Berry phase and entanglement of 3 qubits in a new Yang-Baxter system

TL;DR

This paper constructs a new Yang-Baxter system to generate three-qubit entangled states, analyzes their Berry phase, and introduces a Hamiltonian derived from the unitary R-matrix, advancing quantum entanglement and topological phase studies.

Contribution

It introduces a novel 8x8 M matrix from a 4x4 matrix, derives a unitary R-matrix for three-qubit entanglement, and explores associated Berry phases and Hamiltonian construction.

Findings

Generated three-qubit entangled states using the R-matrix.

Analyzed Berry phase in the Yang-Baxter system.

Constructed a Hamiltonian from the R-matrix.

Abstract

In this paper we construct a new $8\times8$ $\mathbb{M}$ matrix from the $4\times4$ $M$ matrix, where $\mathbb{M}$ / $M$ is the image of the braid group representation.
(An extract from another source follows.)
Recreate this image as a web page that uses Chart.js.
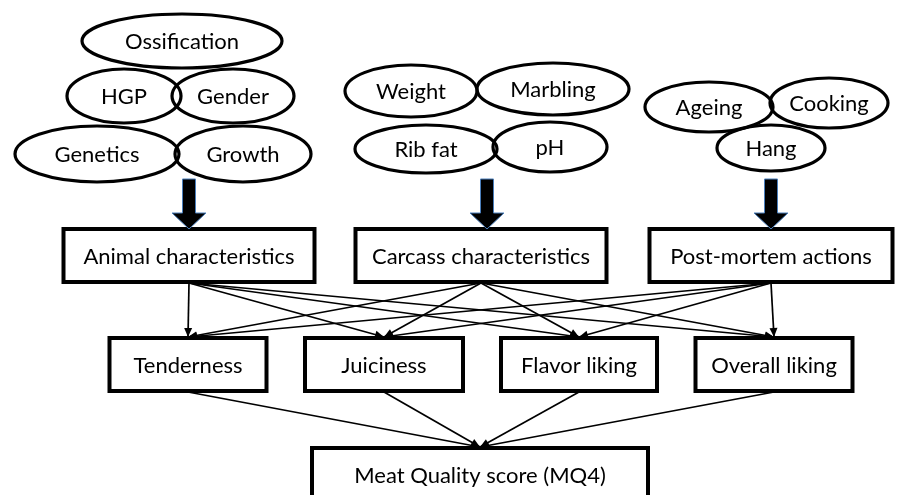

The $ 8\times8 $ $\mathbb{M}$ matrix and the $4\times4$ $M$ matrix both satisfy extraspecial 2-groups algebra relations. By Yang-Baxteration approach, we derive a unitary $ \breve{R}(\theta, \phi)$ matrix from the $\mathbb{M}$ matrix with parameters $\phi$ and $\theta$. Three-qubit entangled states can be generated by using the $\breve{R}(\theta,\phi)$ matrix. A Hamiltonian for 3 qubits is constructed from the unitary $\breve{R}(\theta,\phi)$ matrix. We then study the entanglement and Berry phase of the Yang-Baxter system.